Often riders use the phrase, “a dream come true,” to describe their equestrian exploits or victories. Not Candace Platz. When she canters down centerline for her Grand Prix test at the U.S. Dressage Finals aboard PMU rescue Fynn, she’ll be experiencing an entirely different sensation.
“I can’t say it’s a dream come true,” said Platz. “This dream wouldn’t have occurred to me.”
Platz is contesting the adult amateur Grand Prix championship at the U.S. Dressage Finals, Nov. 8-10 in Lexington, Ky., after qualifying through winning her division at the USDF/GAIG Region 8 Championship (N.Y.). Even more impressive, Platz is in her first year competing at Grand Prix, and Fynn is only 9.

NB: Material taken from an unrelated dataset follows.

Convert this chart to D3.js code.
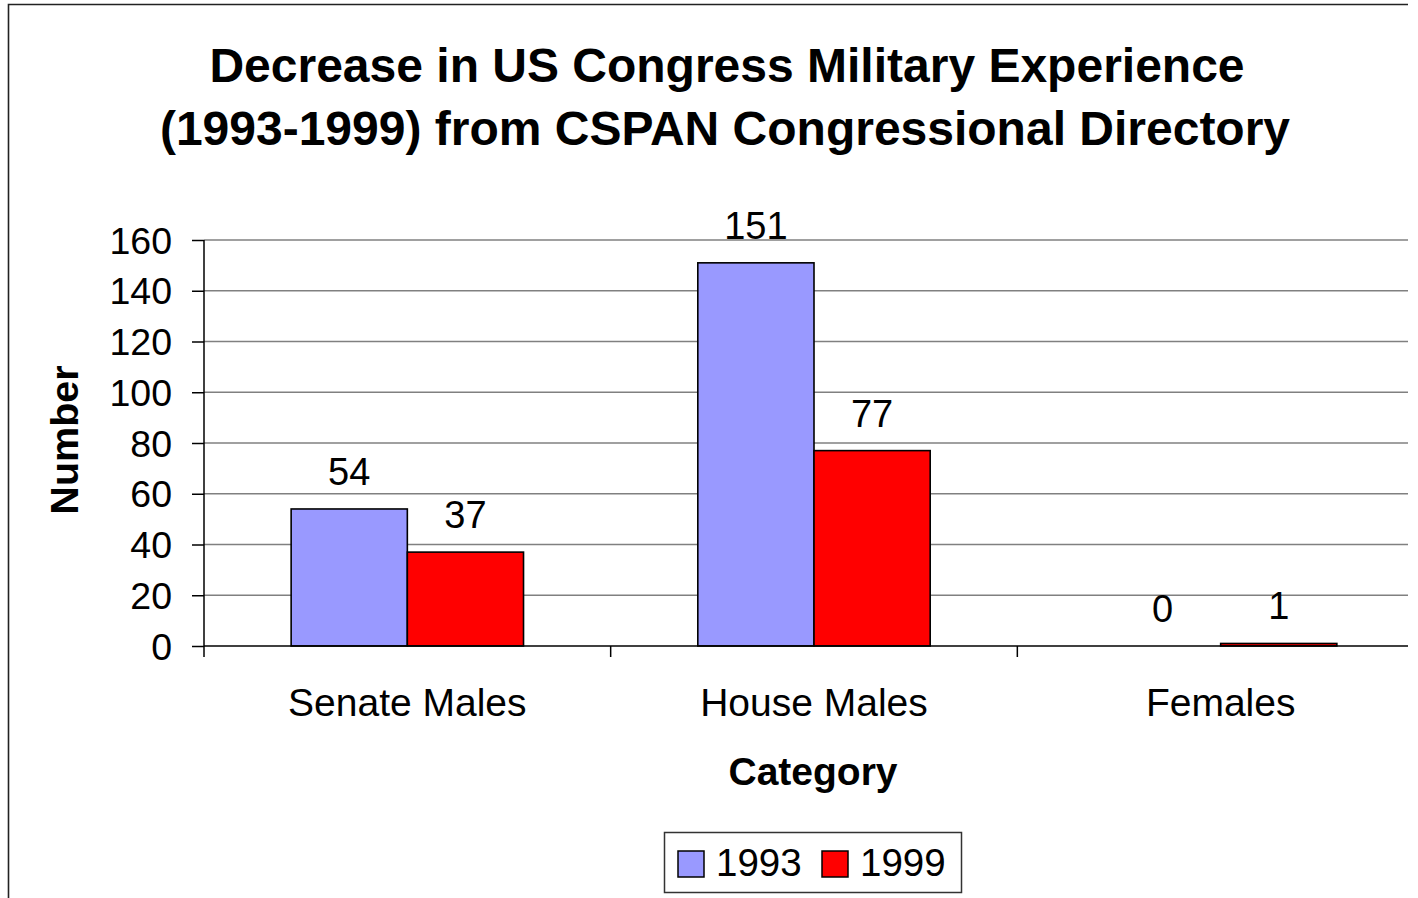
<!DOCTYPE html>
<html>
<head>
<meta charset="utf-8">
<script src="https://cdn.jsdelivr.net/npm/d3@7"></script>
<style>
  html, body { margin: 0; padding: 0; background: #fff; }
  svg { display: block; font-family: "Liberation Sans", Arial, sans-serif; }
</style>
</head>
<body>
<svg id="chart" width="1418" height="898"></svg>
<script>
// Members with military experience, by chamber/sex and year
const categories = ["Senate Males", "House Males", "Females"];
const seriesNames = ["1993", "1999"];
const values1993 = [54, 151, 0];
const values1999 = [37, 77, 1];
const yTicks = [0, 20, 40, 60, 80, 100, 120, 140, 160];
const seriesColors = ["#9999FF", "#FF0000"];

const seriesValues = [values1993, values1999];

const svg = d3.select("#chart");

// Outer chart frame
svg.append("path")
  .attr("d", "M8.5,898 L8.5,4.5 L1408,4.5")
  .attr("fill", "none")
  .attr("stroke", "#222")
  .attr("stroke-width", 1.6);

svg.append("defs").append("clipPath").attr("id", "plotClip")
  .append("rect").attr("x", 0).attr("y", 0).attr("width", 1408).attr("height", 898);

const plot = { left: 204, right: 1424, top: 240, bottom: 646 };

const x0 = d3.scaleBand().domain(categories).range([plot.left, plot.right]).paddingInner(0).paddingOuter(0);
const x1 = d3.scaleBand().domain(seriesNames).range([0, x0.bandwidth()]).paddingInner(0).paddingOuter(0.75);
const y = d3.scaleLinear().domain([0, 160]).range([plot.bottom, plot.top]);

const g = svg.append("g").attr("clip-path", "url(#plotClip)");

// Horizontal gridlines
g.selectAll("line.grid")
  .data(yTicks.filter(t => t > 0))
  .join("line")
  .attr("class", "grid")
  .attr("x1", plot.left).attr("x2", plot.right)
  .attr("y1", d => y(d)).attr("y2", d => y(d))
  .attr("stroke", "#808080").attr("stroke-width", 1.5);

// Bars
categories.forEach((cat, ci) => {
  seriesNames.forEach((s, si) => {
    const v = seriesValues[si][ci];
    if (v > 0) {
      g.append("rect")
        .attr("x", x0(cat) + x1(s))
        .attr("y", y(v))
        .attr("width", x1.bandwidth())
        .attr("height", y(0) - y(v))
        .attr("fill", seriesColors[si])
        .attr("stroke", "#000")
        .attr("stroke-width", 1.6);
    }
    g.append("text")
      .attr("x", x0(cat) + x1(s) + x1.bandwidth() / 2)
      .attr("y", y(v) - 24)
      .attr("text-anchor", "middle")
      .attr("font-size", 38)
      .attr("fill", "#000")
      .text(v);
  });
});

// Y axis
const yAxis = d3.axisLeft(y).tickValues(yTicks).tickSize(12).tickPadding(20);
const ya = svg.append("g").attr("transform", `translate(${plot.left},0)`).call(yAxis);
ya.select(".domain").attr("stroke", "#000").attr("stroke-width", 1.5).attr("d", `M0,${plot.top}V${plot.bottom}`);
ya.selectAll(".tick line").attr("stroke", "#000").attr("stroke-width", 1.5);
ya.selectAll(".tick text").attr("font-size", 37.5).attr("fill", "#000")
  .attr("font-family", "'Liberation Sans', Arial, sans-serif").attr("dy", "0.35em");

// X axis line and category separators
g.append("line")
  .attr("x1", plot.left).attr("x2", plot.right)
  .attr("y1", plot.bottom).attr("y2", plot.bottom)
  .attr("stroke", "#000").attr("stroke-width", 1.5);
g.selectAll("line.xtick")
  .data(categories)
  .join("line")
  .attr("class", "xtick")
  .attr("x1", d => x0(d)).attr("x2", d => x0(d))
  .attr("y1", plot.bottom).attr("y2", plot.bottom + 11)
  .attr("stroke", "#000").attr("stroke-width", 1.5);

svg.selectAll("text.cat")
  .data(categories)
  .join("text")
  .attr("class", "cat")
  .attr("x", d => x0(d) + x0.bandwidth() / 2)
  .attr("y", 716)
  .attr("text-anchor", "middle")
  .attr("font-size", 39)
  .text(d => d);

// Axis titles
svg.append("text")
  .attr("x", 813).attr("y", 785)
  .attr("text-anchor", "middle")
  .attr("font-size", 39).attr("font-weight", "bold")
  .text("Category");

svg.append("text")
  .attr("transform", "translate(78,440) rotate(-90)")
  .attr("text-anchor", "middle")
  .attr("font-size", 39.5).attr("font-weight", "bold")
  .text("Number");

// Title
const title = svg.append("text")
  .attr("text-anchor", "middle")
  .attr("font-size", 48).attr("font-weight", "bold");
title.append("tspan").attr("x", 727).attr("y", 82).text("Decrease in US Congress Military Experience");
title.append("tspan").attr("x", 725).attr("y", 145).text("(1993-1999) from CSPAN Congressional Directory");

// Legend
const legend = svg.append("g");
legend.append("rect")
  .attr("x", 664.5).attr("y", 832.5).attr("width", 297).attr("height", 60)
  .attr("fill", "#fff").attr("stroke", "#333").attr("stroke-width", 1.5);
const legendX = [678, 822];
seriesNames.forEach((s, i) => {
  legend.append("rect")
    .attr("x", legendX[i]).attr("y", 851).attr("width", 26).attr("height", 26)
    .attr("fill", seriesColors[i]).attr("stroke", "#000").attr("stroke-width", 1.5);
  legend.append("text")
    .attr("x", legendX[i] + 38).attr("y", 876)
    .attr("font-size", 38.5)
    .text(s);
});
</script>
</body>
</html>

Oh, and he wasn’t bred for the sport at all.
That’s My Horse!
Fynn, a draft cross who’s registered with the U.S. Equestrian Federation as an American Warmblood, was bred as part of a pregnant mare urine collection process to produce the drug Premarin, and he was rescued from Canada by Adaire Hiestand in 2004 as a foal. He’d been bound for a kill truck shortly before Hiestand chose him based on his picture online.
After Hiestand raised and backed Fynn, the gelding spent a short time as a children’s camp horse. When he was 5, dressage rider Karri McFadden took him for a spin, and she was shocked at how quickly he picked up new skills.
“She couldn’t get him to canter at all in one direction, so she took him to a clinic,” said Platz. “The clinician said, ‘See if you can get him to do a flying change to that lead.’ He did, and then within three years he was a Grand Prix horse. He shouldn’t exist, but exist he does.”
McFadden bought Fynn and then showed him in training, first and second levels in 2009, before moving up to third level in 2010, Prix St. Georges in 2011 and Grand Prix in 2012. Within two competitions, Fynn earned McFadden the scores she needed for her U.S. Dressage Federation gold medal. She then started seeking a new home for the 15.3-hand gelding.
“I was looking for a small Grand Prix horse, and Michelle Gibson told me about him,” said Platz. “Karri sent me a picture of him, and the picture wasn’t of piaffe or passage, it was the horse laying in his stall with his head in her lap. I was like, ‘That’s my horse!’ I didn’t take anyone with me to look at him. I saw him and rode him for five minutes, and I said, ‘Sold.’
“It was exciting to me that his breeding isn’t traditional,” she continued. “It’s not like I’m trying to prove something by riding an untraditional horse—and if he wasn’t able to do it, they wouldn’t give him the scores—but it just made me laugh. I want to ride with my brain and my heart, and I want horses that reward that. I think it’s fun to do things in unexpected ways. I love when life is unusual and creative. Having such an unconventional horse, I was like, ‘This horse is born for me.’ ”
Second Chances Don’t Always Come
Platz brought Fynn home to her Poland, Maine, farm last September, but the horse stepped on one of his shoe clips shortly after and then spent nearly four months laid up because of that injury.
Platz traveled to Florida in January to ride with trainer Ruth Hogan-Poulsen.
“We didn’t compete at all in Florida,” said Platz. “I rode in an average of four to five lessons a day, though of course not just on Fynn. I’ve never ridden Grand Prix, and I knew I really needed to have Ruth deconstruct my riding and put it back together.”
Fynn and Platz competed together for the first time at the GMHA June (Vt.) competition.
“I took him out just to get our feet wet, but he earned me my first two scores for my [USDF] gold medal in our first two rides together,” she said. “The horse doesn’t have a hole in him. There’s not anything where I’m like, ‘We really can’t do that, but we’ll fake our way through.’ The hardest thing for me is the mental agility and focus it takes to be really present and not get distracted by fear or worry. It’s hard to really stay present and ride with heart but then not to allow emotion or judgment of myself or my horse distract me from the task.”
The pair quickly qualified for their regional championship, where Fynn and Platz won the adult amateur Grand Prix title, earning them a ticket to Kentucky. But even with that ticket in her hand, Platz wasn’t sure she’d make the trip.
“I said, ‘We’re not planning to go to Kentucky.’ I was like, ‘Next year when we’re better, we can go. He’s still young, and he’s still developing, and I’ll do so much better when I know more.’ And my husband said, ‘Are you nuts?’ Being an equine veterinarian, I know how fragile life is, and how second chances don’t always come. So we decided to go.”
After a nearly 24-hour trip with a professional hauler, Fynn arrived in Kentucky on Nov. 4 and quickly settled in. The pair will do their championship class today, Nov. 8.
“The thing that’s so important to understand is that when you watch a horse go down centerline at Grand Prix, it’s not just a horse going down centerline at Grand Prix,” said Platz. “It’s a whole community of people who made the experience possible. It’s profoundly humbling. You think, ‘When I finally get there, I’ll feel so great.’ But really what you feel is grateful.”